Instructor: Valerie Keenan

Valerie has taught elementary school and has her master's degree in education.

Discover the meaning of words like fable and moral. Read about some notable fables and a man named Aesop who was most famous for telling these short stories.

Lessons Learned

Have you ever been caught in a lie only to regret it immediately? Perhaps you've hurt a sibling or said something mean to a friend and felt sorry right away. Chances are, those actions came with consequences, regardless of your regret. You may have been grounded, had privileges taken away, or even lost a friend. In turn, you learned a valuable life lesson from the whole experience.

Fables also teach lessons. A fable is a story that usually uses animals to teach a valuable life lesson, or moral. This story is typically short and states its moral at the very end. Some of the most popular fables were told by a man known as Aesop who was born a slave in Greece thousands of years ago.

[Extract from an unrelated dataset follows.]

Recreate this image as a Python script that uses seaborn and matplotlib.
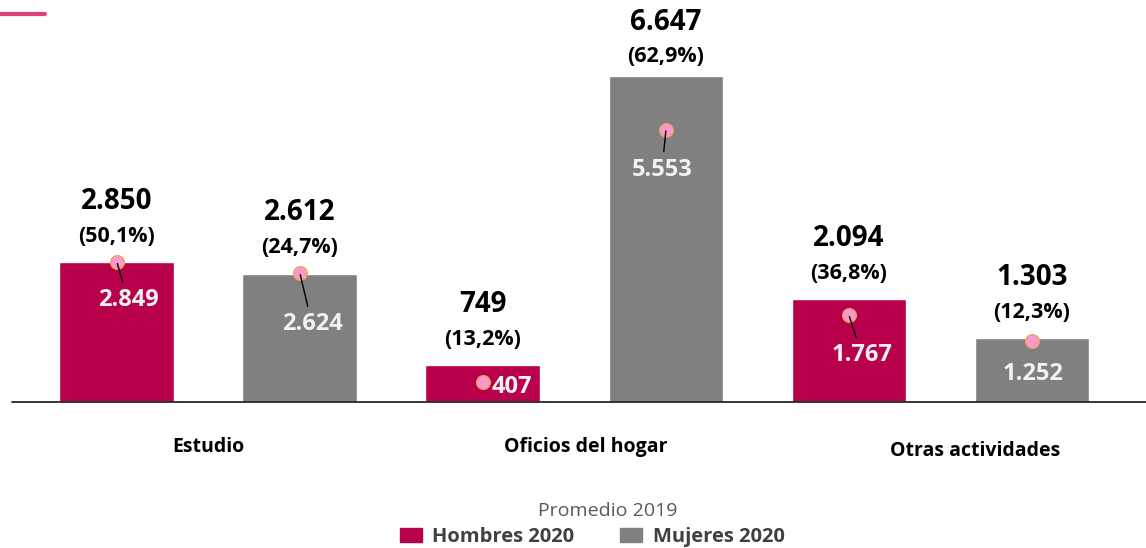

The Tortoise and the Hare, The Town Mouse and the Country Mouse, and The Ant and the Grasshopper are just a few of Aesop's notable fables.

Aesop's Famous Fables

The Tortoise and the Hare tells of a boastful hare who believes he is faster than any other animal in the forest and cannot be beat. A tortoise, tired of the bragging, decides to race the hare. Although the tortoise is much slower than the hare, he is determined and does not stop until he crosses the finish line. The hare, so sure of himself, stops for a nap and is beat! The moral of this fable: Slow and steady wins the race.

The determined tortoise passes up the boastful hare.
Tortoise and Hare

In The Town Mouse and the Country Mouse, we see two mice who live completely opposite lifestyles. The town mouse is poor but comfortable, and the rich city mouse looks down on the meager ways of the town mouse. However, when the town mouse visits the city, she realizes that the city mouse lives in constant fear of cats and dogs who could eat them up! The town mouse runs back to her home where she is safe and content. The moral of this fable: Poverty and security are better than riches in the midst of fear and uncertainty.

The town mouse looks down on the country mouse.